SCIF also challenges the notion that its appeal process was less than fair, maintaining that under the duty of fair procedure it had to provide only an opportunity to be heard, not a full-blown appeals process.

“Cumbre contends the jury instruction regarding the duty of fair procedure and special verdict form incorrectly stated the law regarding the procedural fairness prong of the duty of fair procedure.

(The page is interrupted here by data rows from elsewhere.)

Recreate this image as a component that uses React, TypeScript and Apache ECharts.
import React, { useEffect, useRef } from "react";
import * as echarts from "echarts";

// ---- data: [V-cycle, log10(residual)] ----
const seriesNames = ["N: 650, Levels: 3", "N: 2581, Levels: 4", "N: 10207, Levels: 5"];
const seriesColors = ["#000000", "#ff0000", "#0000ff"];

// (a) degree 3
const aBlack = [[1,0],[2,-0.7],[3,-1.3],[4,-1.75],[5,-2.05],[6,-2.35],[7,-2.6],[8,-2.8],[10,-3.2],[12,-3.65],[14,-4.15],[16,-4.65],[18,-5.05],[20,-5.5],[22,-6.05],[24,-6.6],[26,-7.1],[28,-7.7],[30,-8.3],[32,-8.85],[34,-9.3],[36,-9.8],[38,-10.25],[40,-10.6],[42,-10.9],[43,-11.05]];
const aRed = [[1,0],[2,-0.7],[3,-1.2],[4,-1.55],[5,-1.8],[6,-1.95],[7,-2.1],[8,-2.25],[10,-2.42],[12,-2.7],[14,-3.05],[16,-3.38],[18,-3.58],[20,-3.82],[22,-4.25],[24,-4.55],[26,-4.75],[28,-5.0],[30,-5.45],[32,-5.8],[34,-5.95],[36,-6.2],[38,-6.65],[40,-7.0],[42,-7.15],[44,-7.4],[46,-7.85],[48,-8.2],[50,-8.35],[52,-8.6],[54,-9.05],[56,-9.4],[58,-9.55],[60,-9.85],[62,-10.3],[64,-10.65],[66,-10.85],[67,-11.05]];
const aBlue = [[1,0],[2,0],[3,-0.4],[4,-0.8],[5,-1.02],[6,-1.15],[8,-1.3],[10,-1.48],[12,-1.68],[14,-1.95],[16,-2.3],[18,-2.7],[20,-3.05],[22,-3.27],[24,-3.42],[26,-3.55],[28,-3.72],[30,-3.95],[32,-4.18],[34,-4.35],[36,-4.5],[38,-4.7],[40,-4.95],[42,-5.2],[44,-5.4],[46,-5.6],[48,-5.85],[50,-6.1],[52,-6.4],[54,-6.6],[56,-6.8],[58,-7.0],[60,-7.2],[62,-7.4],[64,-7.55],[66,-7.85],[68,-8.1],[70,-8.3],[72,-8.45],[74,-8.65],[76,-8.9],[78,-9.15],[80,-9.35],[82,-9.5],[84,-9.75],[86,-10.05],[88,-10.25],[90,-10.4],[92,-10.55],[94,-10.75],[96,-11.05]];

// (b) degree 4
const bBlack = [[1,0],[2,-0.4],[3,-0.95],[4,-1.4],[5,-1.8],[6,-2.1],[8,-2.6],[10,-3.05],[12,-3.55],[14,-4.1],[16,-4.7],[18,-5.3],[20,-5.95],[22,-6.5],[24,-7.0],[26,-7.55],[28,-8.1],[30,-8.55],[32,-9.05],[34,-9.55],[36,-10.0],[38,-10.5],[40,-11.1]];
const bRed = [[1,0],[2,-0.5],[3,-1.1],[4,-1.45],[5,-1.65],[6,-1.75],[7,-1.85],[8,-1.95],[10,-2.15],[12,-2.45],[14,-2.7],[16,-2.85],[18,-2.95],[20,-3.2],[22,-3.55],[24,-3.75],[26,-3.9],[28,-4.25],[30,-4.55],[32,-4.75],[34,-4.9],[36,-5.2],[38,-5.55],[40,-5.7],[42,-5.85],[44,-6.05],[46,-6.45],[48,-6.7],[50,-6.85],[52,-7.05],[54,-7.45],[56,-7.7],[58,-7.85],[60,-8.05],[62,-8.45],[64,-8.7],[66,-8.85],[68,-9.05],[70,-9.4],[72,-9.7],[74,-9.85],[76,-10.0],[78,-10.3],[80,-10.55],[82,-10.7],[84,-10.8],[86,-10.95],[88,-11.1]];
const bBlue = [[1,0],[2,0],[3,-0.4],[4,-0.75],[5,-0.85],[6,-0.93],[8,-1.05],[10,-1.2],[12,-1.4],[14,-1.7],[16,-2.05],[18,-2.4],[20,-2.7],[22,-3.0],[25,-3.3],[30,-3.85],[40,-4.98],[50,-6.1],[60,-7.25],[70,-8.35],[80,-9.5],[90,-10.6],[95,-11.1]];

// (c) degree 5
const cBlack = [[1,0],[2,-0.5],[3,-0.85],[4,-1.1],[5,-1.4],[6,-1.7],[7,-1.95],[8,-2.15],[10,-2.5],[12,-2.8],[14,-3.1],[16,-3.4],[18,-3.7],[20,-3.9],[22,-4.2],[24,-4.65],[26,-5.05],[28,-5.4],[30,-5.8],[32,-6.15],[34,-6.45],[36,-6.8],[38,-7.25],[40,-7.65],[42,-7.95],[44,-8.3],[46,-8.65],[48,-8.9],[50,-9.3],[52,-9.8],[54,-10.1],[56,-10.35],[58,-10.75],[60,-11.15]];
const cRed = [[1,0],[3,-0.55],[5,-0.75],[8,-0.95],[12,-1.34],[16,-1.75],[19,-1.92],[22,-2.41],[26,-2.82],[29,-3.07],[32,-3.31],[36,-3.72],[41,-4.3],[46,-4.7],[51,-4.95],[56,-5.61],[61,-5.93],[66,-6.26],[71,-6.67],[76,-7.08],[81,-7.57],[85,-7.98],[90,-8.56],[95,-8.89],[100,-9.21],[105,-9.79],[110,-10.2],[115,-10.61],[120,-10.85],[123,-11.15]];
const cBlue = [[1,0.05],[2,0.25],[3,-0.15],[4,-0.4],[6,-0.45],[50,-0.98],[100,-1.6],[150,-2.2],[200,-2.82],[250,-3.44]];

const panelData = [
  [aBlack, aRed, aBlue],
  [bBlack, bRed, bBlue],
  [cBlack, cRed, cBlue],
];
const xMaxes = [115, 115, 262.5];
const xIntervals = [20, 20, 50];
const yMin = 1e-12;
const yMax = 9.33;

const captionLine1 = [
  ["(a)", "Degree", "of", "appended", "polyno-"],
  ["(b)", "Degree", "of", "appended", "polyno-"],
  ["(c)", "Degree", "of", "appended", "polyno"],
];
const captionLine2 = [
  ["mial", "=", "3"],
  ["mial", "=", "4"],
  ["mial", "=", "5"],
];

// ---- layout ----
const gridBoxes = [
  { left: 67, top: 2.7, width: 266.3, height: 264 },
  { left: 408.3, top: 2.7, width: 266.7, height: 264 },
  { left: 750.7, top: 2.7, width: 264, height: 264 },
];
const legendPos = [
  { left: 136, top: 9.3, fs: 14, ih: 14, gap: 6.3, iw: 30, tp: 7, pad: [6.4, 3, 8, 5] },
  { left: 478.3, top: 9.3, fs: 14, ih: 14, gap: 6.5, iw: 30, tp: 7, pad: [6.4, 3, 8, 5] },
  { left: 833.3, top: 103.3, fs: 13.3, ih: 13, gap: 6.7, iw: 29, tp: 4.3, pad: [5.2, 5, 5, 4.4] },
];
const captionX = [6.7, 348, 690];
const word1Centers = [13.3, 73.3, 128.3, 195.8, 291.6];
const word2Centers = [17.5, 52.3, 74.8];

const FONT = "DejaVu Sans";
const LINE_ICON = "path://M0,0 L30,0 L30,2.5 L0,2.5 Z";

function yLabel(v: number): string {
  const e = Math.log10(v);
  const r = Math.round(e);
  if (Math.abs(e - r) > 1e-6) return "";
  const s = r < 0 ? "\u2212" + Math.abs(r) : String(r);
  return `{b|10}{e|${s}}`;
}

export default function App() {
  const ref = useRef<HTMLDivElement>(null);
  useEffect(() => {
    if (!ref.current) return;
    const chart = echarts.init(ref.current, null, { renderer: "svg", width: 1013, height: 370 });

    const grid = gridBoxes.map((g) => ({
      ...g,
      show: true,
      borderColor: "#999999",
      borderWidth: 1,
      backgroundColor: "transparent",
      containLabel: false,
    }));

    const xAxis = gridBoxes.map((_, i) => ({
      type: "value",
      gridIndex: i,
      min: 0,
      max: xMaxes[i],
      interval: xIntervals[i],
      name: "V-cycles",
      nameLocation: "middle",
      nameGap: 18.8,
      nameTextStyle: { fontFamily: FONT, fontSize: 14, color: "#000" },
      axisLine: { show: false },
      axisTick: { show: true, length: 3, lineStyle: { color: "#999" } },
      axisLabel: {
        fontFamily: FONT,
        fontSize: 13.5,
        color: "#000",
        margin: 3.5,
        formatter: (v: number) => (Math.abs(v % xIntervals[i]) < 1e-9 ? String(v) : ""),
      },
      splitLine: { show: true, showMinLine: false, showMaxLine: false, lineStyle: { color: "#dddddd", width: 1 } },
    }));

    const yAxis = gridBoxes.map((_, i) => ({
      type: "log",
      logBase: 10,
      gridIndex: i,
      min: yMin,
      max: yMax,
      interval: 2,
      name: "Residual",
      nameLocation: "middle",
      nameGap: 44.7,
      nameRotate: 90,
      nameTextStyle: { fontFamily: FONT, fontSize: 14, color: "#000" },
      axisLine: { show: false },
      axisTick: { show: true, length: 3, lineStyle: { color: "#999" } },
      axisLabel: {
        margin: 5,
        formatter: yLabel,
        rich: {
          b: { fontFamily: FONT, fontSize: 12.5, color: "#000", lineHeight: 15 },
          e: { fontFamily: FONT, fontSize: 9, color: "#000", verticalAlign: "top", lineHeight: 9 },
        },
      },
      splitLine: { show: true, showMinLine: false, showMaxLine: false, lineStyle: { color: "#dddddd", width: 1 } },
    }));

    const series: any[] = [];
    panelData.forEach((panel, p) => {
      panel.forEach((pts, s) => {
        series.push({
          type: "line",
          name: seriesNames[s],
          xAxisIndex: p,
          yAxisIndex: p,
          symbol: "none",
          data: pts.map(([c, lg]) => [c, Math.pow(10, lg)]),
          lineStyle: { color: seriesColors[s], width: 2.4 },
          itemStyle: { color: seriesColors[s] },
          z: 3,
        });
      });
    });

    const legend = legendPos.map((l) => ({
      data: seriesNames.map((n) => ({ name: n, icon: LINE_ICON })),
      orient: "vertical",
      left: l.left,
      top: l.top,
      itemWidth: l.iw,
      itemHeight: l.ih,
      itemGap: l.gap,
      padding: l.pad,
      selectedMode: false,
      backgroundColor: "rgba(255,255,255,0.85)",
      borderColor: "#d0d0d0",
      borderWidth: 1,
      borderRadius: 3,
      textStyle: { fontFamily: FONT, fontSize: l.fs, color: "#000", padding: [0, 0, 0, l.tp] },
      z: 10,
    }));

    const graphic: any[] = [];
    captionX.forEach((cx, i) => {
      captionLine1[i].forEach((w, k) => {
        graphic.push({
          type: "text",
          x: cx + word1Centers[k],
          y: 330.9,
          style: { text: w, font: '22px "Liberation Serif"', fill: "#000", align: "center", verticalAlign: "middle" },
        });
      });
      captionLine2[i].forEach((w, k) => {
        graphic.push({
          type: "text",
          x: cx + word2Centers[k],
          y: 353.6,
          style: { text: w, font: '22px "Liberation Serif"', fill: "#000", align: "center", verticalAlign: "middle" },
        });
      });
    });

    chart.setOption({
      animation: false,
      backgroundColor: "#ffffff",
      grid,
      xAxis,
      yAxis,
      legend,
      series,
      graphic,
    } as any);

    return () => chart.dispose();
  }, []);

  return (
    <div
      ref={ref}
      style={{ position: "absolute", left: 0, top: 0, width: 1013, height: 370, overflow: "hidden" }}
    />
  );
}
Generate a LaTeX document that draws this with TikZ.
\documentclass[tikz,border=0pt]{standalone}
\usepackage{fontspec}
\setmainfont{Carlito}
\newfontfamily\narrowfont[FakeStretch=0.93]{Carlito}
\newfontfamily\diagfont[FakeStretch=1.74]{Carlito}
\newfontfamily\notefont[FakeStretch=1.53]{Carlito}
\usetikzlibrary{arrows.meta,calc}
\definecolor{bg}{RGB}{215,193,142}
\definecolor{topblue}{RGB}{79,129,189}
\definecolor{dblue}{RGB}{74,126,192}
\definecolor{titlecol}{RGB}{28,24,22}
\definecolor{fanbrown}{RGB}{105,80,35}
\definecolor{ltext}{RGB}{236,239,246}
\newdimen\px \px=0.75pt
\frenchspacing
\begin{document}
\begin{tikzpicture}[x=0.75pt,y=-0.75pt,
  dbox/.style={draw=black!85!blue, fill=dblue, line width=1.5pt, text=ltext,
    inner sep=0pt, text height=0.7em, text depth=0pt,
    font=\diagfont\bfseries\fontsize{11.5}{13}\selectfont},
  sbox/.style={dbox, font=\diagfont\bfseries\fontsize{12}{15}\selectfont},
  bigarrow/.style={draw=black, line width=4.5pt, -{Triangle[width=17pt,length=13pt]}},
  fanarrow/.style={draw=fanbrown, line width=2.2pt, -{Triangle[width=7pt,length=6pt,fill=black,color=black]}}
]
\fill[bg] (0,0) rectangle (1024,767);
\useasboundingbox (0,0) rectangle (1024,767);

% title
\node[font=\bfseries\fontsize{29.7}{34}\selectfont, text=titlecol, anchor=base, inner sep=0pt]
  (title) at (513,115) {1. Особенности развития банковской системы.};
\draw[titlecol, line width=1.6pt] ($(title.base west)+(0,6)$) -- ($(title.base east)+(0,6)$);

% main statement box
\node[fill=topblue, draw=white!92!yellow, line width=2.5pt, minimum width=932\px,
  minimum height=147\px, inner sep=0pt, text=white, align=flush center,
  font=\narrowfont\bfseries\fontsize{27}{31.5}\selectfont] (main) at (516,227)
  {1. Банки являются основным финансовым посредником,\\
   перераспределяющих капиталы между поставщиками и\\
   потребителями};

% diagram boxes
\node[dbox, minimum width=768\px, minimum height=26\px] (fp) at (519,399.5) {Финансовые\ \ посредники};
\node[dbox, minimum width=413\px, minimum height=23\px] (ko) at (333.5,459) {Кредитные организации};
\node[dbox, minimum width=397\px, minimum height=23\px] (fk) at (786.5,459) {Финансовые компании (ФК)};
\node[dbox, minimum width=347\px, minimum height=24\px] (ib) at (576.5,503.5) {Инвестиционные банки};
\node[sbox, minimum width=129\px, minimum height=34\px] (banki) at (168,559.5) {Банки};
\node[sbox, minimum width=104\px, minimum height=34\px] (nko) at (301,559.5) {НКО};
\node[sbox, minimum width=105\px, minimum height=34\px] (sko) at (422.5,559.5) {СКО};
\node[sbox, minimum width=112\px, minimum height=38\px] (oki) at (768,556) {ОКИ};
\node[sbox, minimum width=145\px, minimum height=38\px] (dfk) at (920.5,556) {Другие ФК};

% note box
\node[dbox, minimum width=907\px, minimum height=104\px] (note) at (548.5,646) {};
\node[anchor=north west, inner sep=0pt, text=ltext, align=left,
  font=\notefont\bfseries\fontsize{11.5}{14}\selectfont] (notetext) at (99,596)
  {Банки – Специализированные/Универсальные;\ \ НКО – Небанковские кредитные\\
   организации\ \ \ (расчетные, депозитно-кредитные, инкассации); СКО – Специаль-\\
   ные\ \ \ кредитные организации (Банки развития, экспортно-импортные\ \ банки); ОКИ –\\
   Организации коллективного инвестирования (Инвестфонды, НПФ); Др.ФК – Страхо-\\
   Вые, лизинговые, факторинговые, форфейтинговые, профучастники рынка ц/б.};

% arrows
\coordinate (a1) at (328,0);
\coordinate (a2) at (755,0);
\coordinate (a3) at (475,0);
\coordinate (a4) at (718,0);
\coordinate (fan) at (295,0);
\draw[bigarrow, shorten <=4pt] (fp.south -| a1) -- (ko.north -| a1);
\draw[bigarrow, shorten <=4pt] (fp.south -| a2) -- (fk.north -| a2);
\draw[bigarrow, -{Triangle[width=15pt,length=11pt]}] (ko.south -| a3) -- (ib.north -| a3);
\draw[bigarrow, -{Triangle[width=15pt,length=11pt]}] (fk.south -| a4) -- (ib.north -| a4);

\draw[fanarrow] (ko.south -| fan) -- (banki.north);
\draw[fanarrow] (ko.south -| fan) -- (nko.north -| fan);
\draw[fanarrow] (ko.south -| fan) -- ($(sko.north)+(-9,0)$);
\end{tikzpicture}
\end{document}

This contention is wrong,” SCIF notes. “This Court set forth the requirement for procedural fairness in its 2007 Opinion: [p]rocedural fairness usually requires certain components, including notice, an impartial decision maker, and a meaningful opportunity to respond or to be heard.”

The carrier argues that its written appeal process in the termination program more than met this standard.

 

 Federal Action Under Way

Beyond the action pending in Southern California, Cumbre has a separate federal action pending before the Ninth Circuit Court of Appeal that stems from the posttrial interaction between SCIF and Cumbre.

“After the jury trial, Cumbre applied to be a licensed broker for State Fund, but they rejected the application saying that they wouldn’t do business with us as long as we were in litigation with SCIF,” says attorney Jim Powers, who represents Cumbre on the appeal. “We filed action in San Francisco federal court on the basis that denial of the application on the grounds that we were exercising our right to sue is a violation of our constitutional rights.”

Powers says that the federal action has been fully briefed, but he doesn’t expect a decision until after the state court of appeal rules, which could happen later this year. “We should have oral arguments and a decision this year. That’s a guess, but it’s probably in that realm,” he told Workers’ Comp Executive.

In the state court of appeal case, Cumbre was seeking unspecified damages, plus $165,472.29 for 2003 override commissions. SCIF pegs the amount that Cumbre was seeking at $47 million.